Anderson had an ugly 8.10 on the season, and a 7.59 FIP. He had “only” a 5.07 xERA and 4.33 xFIP, so, you know, if you’re looking for a reason for optimism, there’s that.
It is a far cry from his debut, in 2023, when Anderson struck out 7 of 9 batters faced in a relief outing against the Detroit Tigers. It was a time when the Ranger pen was a disaster, the seeming one weak spot for a team that got off to a dominant start to the year, and that debut led to optimism that Anderson could be an asset in short or middle relief going forward.
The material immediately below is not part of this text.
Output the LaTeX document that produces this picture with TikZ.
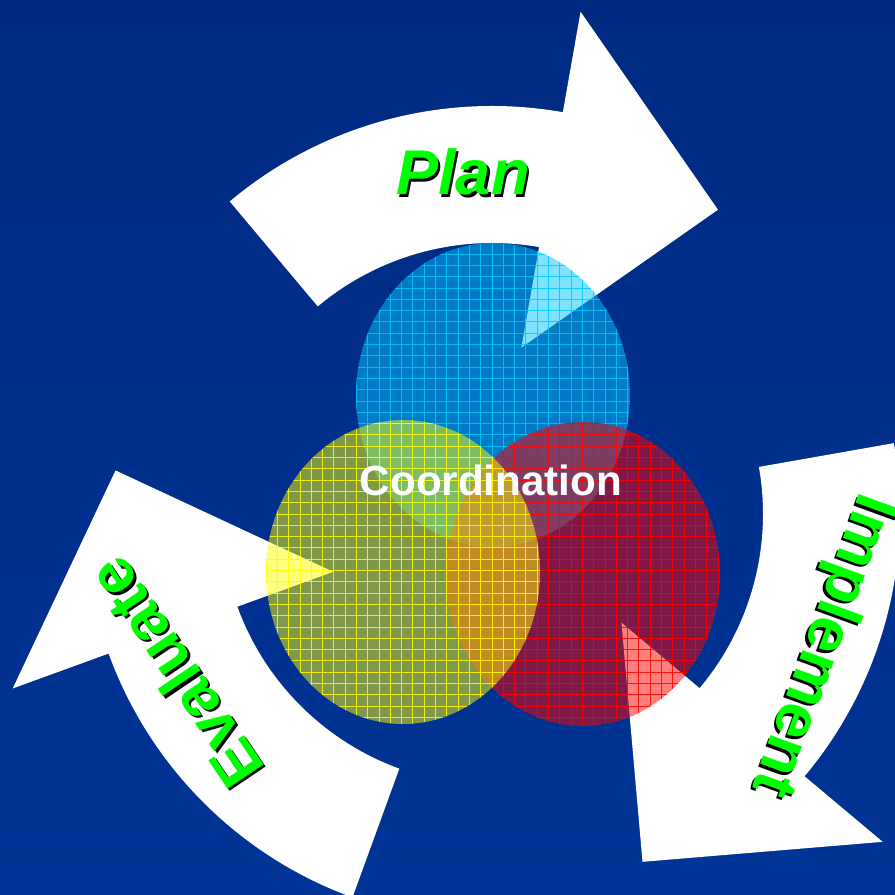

The optimism was misguided, as Anderson had a 5.45 ERA after that, due once again to being torched by lefties, allowing a 1048 OPS to them while holding righties to a 648 OPS.
Grant Anderson is a perfectly acceptable major league pitcher, so long as he doesn’t face lefthanded hitters. 45.8% of the batters he faced in 2024 were of the lefthanded variety, however, and thus he wasn’t an acceptable major league pitcher in 2024.
Anderson now is perched on the edge of the 40 man bubble. He has an option remaining so he could well make it to the start of the 2025 season and be sent to Round Rock for another year of traversing I-35 on a moment’s notice. Or he could be gone tomorrow.
Such is the life of a specialist reliever in the Age of the Three Batter Minimum.